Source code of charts
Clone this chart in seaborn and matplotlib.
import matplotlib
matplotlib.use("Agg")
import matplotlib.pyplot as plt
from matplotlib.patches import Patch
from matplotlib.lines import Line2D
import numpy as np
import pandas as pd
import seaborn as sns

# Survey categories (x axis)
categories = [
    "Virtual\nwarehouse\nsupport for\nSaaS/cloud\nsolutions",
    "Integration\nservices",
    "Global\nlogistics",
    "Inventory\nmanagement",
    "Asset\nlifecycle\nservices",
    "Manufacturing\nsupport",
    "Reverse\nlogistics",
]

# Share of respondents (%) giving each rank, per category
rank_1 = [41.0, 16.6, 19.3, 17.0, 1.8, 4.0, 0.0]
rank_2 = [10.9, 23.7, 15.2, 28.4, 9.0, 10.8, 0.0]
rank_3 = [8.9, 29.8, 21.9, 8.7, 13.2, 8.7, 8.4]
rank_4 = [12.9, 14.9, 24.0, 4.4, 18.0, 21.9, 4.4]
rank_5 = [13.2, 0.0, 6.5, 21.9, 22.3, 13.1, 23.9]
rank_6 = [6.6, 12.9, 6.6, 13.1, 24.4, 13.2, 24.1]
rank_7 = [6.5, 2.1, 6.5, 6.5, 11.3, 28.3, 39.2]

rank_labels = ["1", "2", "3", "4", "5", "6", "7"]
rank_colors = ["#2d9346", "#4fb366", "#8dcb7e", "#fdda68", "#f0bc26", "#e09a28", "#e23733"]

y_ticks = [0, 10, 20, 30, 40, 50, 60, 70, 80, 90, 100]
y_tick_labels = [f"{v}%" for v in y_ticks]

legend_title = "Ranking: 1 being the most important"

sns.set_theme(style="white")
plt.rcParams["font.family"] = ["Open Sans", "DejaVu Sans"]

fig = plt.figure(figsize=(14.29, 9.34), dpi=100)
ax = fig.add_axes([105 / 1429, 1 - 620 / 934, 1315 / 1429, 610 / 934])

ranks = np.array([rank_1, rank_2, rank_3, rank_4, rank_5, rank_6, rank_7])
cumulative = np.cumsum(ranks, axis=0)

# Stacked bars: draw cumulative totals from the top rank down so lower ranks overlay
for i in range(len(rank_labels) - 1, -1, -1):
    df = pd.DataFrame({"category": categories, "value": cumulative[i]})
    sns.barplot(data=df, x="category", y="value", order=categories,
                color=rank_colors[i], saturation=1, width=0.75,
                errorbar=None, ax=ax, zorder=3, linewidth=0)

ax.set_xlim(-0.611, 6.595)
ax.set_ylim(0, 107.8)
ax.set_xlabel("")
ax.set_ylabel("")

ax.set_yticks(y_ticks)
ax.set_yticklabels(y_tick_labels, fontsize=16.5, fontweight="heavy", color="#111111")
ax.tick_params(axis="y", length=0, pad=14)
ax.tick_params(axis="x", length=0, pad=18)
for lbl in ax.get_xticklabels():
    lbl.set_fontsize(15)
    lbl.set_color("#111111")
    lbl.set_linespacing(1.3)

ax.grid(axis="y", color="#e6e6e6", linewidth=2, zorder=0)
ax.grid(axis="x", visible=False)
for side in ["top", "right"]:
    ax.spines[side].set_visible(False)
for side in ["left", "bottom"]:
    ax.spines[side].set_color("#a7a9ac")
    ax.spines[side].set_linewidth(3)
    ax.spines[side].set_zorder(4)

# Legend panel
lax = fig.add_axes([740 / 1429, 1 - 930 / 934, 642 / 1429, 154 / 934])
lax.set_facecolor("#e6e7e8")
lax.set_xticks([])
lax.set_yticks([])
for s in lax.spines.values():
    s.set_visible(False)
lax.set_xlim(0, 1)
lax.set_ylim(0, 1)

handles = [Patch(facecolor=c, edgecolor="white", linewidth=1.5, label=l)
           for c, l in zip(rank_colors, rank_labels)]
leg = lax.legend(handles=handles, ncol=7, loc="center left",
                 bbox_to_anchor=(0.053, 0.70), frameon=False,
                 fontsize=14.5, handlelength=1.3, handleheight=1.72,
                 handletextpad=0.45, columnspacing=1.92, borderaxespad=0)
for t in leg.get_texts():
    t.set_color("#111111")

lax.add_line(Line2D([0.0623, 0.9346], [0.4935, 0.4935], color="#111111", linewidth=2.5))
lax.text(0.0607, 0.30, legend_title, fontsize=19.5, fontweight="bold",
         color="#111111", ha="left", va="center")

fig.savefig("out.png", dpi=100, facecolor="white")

* * *

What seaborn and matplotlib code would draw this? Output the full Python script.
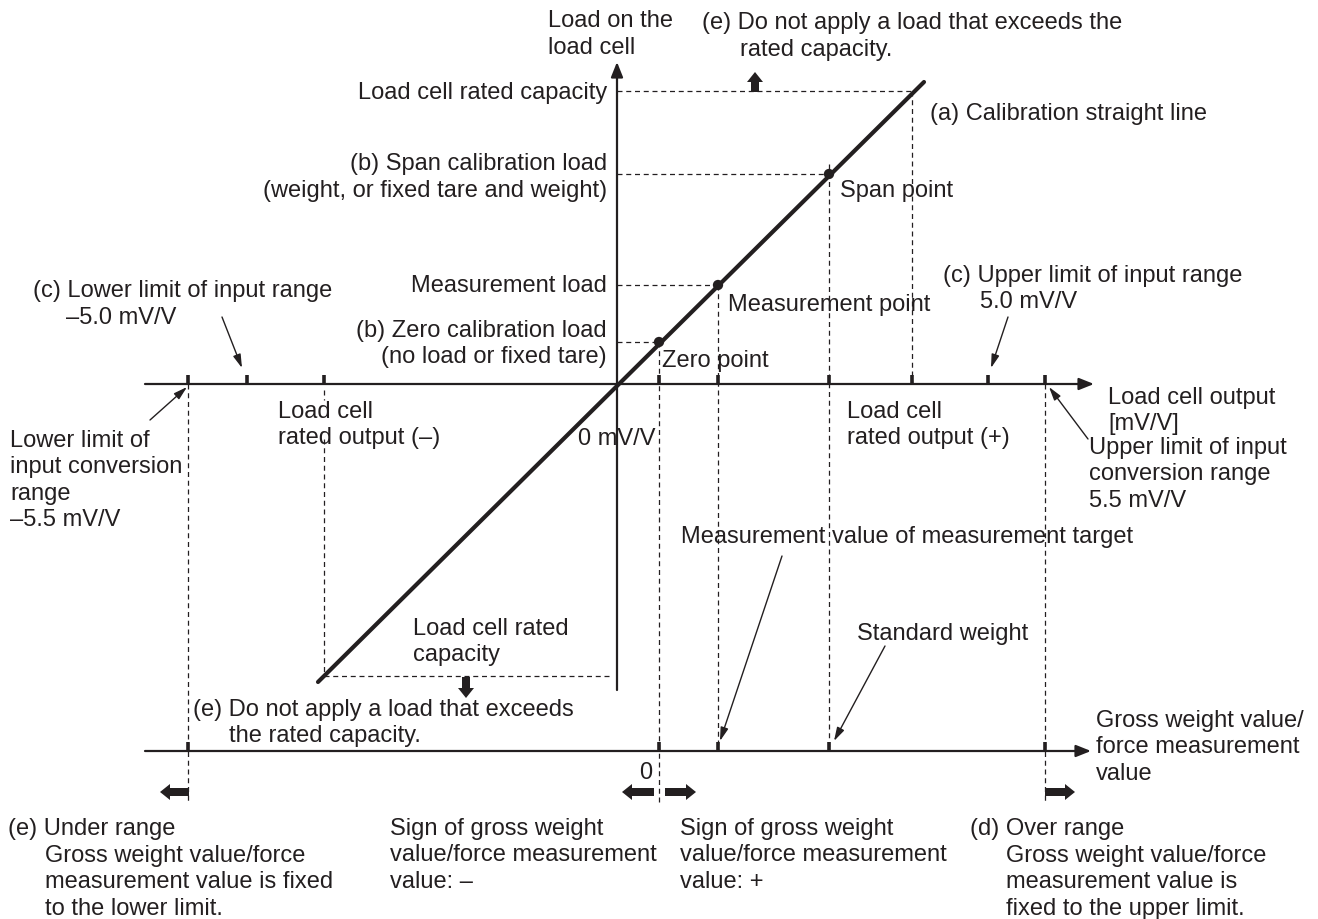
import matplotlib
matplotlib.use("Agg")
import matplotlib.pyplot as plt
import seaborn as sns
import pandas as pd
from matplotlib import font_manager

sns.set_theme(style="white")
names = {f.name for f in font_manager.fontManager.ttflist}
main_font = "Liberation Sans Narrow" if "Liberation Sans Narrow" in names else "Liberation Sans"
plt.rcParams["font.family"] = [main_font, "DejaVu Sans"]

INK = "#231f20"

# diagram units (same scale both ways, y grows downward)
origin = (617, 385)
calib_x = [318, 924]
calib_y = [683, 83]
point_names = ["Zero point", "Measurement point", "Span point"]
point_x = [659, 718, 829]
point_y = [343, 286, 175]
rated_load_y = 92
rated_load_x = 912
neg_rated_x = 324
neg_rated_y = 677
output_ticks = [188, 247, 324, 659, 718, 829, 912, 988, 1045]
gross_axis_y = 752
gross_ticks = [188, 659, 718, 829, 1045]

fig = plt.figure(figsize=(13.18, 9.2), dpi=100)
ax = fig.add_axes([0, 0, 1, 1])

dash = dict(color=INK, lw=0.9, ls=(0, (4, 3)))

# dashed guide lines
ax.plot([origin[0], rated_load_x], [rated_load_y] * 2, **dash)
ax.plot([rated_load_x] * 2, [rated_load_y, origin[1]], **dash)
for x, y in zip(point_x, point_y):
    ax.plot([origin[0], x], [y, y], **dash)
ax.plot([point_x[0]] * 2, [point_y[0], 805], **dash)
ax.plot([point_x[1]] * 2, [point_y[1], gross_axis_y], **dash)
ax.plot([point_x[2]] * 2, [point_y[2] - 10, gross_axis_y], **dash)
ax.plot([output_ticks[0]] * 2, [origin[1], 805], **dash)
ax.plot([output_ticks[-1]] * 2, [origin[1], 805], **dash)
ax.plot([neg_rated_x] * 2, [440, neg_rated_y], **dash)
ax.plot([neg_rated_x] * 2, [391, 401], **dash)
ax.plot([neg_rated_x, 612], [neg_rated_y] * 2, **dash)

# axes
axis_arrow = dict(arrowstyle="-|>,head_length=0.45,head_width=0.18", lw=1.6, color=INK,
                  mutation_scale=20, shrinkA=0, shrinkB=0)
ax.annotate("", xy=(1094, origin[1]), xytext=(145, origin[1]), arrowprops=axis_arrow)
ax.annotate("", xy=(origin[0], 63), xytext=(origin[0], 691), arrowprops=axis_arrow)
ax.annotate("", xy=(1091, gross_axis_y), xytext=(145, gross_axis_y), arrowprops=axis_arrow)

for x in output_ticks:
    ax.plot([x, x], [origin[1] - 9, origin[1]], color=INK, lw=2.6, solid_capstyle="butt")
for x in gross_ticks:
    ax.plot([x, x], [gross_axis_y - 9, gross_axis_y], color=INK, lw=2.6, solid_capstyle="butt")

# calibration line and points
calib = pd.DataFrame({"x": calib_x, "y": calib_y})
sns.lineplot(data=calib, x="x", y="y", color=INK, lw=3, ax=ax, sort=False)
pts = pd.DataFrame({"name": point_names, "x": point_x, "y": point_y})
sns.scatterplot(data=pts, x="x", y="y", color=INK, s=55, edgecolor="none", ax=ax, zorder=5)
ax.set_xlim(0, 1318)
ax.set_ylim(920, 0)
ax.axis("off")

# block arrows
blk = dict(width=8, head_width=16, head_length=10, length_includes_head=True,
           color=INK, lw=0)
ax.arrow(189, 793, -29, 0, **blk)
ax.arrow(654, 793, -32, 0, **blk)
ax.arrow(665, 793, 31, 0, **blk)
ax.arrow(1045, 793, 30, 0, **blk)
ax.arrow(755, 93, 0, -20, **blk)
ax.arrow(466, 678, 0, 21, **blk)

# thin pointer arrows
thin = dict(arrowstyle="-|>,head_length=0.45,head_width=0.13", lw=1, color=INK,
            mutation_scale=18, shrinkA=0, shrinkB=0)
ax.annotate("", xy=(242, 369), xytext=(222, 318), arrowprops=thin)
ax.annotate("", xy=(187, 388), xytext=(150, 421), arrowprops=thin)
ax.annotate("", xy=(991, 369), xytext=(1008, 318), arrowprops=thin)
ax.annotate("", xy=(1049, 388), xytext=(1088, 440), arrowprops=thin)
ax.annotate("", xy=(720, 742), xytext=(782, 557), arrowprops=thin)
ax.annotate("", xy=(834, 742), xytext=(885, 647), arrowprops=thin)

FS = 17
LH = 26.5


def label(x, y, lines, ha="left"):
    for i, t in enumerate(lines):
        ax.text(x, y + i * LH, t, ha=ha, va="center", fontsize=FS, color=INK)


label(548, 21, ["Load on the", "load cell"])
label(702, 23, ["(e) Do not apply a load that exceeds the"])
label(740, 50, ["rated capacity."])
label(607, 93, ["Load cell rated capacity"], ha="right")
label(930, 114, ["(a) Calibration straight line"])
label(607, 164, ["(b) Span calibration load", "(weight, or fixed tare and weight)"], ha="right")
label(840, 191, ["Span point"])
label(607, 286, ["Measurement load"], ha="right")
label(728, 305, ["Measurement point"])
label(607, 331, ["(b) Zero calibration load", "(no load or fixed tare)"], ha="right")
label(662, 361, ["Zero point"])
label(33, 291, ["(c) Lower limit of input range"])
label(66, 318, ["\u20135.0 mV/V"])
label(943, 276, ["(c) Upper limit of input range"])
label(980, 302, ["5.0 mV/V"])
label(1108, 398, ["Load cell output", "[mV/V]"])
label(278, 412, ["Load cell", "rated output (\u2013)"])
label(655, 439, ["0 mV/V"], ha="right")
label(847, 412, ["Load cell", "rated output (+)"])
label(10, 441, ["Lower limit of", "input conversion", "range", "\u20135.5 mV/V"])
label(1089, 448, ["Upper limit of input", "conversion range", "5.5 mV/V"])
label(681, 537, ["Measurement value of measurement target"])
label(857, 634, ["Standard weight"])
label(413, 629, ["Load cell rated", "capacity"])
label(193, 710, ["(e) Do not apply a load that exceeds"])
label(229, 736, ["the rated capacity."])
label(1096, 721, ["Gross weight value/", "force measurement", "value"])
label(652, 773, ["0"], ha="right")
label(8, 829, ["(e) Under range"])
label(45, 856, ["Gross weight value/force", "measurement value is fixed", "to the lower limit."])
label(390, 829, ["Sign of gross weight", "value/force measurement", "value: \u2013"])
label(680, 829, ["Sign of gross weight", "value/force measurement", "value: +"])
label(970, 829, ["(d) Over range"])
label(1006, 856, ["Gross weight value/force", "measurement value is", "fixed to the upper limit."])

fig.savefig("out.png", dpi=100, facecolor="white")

EXERCISE
Give again, word for word, only the lines starting at the line with "What seaborn and" and ending at the line with "from matplotlib import font_manager", keeping both end lines; pictures stay out.

THE REPLY
What seaborn and matplotlib code would draw this? Output the full Python script.
import matplotlib
matplotlib.use("Agg")
import matplotlib.pyplot as plt
import seaborn as sns
import pandas as pd
from matplotlib import font_manager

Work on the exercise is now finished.